We’ve all been there – the sad song starts playing and you immediately visualize that person’s face.
Regrettably, human nature tends to gift us with a knack for remembering pain.
Sometimes we can even dwell on it to the point where it feels strangely comforting.
I suspect it is part of evolution and the instinct to keep ourselves safe.
If the hurtful memory is sharp, I will try to avoid such an experience in future.
My personal journey with this has been turbulent.
On the one hand this helps me stay focused on my survival.
On the other, it makes me delve into emotions I don’t really want to feel at a particular moment.
Problems arise when I don’t have the right balance in play.
If I get too comfortable with playing a negative narrative in my mind, it will begin to feel like home.
Heartache should never be my soft place to fall.
I have always believed that there are no “good” or ”bad” emotions.
All emotions are important and serve a purpose in my life.
Some are just felt or experienced in a more pleasant way than others.
No emotion should ever be pushed to the side.
If I do that, I’ll be in trouble.
All those feels are there to either teach me, guide me, help, or wake me.
Emotions serve to move or improve.
They can present themselves as lessons or blessings.
Pleasant feeling emotions can move me and make me feel great.

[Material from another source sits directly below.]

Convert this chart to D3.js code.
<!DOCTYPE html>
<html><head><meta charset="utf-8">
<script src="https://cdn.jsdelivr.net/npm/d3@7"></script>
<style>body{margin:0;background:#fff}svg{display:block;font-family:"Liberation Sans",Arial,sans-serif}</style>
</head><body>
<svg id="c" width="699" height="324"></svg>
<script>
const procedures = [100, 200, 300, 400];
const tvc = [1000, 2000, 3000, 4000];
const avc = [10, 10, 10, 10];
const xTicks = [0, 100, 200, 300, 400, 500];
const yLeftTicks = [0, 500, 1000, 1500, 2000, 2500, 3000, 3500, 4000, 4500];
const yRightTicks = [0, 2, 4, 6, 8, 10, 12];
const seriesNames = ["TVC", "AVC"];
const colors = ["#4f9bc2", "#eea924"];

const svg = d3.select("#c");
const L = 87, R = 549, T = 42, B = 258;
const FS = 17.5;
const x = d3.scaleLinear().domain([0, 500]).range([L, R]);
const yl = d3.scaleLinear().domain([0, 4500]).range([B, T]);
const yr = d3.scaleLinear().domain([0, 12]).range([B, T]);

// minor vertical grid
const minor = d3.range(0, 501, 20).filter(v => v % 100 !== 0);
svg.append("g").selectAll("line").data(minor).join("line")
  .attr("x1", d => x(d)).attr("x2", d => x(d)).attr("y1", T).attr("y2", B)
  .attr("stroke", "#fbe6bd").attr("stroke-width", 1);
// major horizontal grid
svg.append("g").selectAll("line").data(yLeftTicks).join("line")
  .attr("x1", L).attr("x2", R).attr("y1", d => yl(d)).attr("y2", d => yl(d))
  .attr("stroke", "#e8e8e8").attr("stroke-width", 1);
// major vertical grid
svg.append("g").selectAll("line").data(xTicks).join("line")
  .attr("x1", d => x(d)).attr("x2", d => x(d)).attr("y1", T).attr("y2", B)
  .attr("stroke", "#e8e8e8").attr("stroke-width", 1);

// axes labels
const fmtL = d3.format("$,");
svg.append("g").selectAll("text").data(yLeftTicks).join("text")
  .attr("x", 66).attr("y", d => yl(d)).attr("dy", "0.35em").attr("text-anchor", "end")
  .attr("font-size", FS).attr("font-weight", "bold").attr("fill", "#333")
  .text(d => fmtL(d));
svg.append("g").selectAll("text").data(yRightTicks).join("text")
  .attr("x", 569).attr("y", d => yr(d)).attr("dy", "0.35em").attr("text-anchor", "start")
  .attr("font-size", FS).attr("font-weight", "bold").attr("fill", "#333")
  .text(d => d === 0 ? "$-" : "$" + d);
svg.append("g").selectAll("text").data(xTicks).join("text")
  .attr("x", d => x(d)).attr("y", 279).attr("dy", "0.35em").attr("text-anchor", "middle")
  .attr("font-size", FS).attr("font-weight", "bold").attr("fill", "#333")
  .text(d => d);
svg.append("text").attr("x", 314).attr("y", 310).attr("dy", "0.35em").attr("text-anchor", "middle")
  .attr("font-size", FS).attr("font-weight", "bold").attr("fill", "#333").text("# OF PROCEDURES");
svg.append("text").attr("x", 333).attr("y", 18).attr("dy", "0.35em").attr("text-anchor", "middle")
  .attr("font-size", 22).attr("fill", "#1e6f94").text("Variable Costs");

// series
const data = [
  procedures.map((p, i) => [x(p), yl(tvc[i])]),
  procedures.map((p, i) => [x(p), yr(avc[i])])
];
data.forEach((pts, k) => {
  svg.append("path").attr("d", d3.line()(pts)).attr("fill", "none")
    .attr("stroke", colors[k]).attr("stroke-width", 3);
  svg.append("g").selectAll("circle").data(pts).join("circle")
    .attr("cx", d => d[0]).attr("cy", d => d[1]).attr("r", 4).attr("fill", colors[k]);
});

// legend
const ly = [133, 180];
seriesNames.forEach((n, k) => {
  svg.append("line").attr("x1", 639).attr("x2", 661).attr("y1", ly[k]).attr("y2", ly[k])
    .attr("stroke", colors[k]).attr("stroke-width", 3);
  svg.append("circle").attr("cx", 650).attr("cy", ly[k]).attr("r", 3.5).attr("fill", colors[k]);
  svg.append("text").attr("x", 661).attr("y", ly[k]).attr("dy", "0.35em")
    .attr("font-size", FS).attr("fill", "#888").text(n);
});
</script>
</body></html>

They supply meaning and purpose to my life. These emotions are blessings.
Disagreeable emotions are there to help me improve. They serve as a warning sign that something needs to change or that I need to seek growth from a specific experience. These emotions are lessons.
It’s those not-so-nice emotions that I tend to pay more attention to when they pop up.
Not to wallow in them or re-play bad memories in my mind, but to try and understand why they are there and how I can ease their burden without losing their powerful lesson.
I have been using a mental checklist method which works well for me.
The song starts playing.
My ears hear the music.
The heart feels sore and the mind’s eye flashes the face of a person I do not want to think about.
Firstly, I acknowledge the emotions’ presence.
I work through the awkward feelings and I remind myself logically why I am feeling this way.
It’s the lesson.
The warning.
The red flag.
And then I thank those feelings of gloom.
I showcase all my gratitude and direct my attention to the future.
The face disappears.
I feel joy over the fact that I will always be cautious and vary.
I feel proud that I can learn, grow and be in control of my own happiness and destiny.
I have a lot of respect for my emotions and I recognize the power they can have over every aspect of my life.
When the song starts playing, I feel the short moment of pain and listen to it anyway.
Gratitude waves crash over my heartache and I feel an immense sense of peace.
Life, like music, should be savored and enjoyed: In good times and in bad.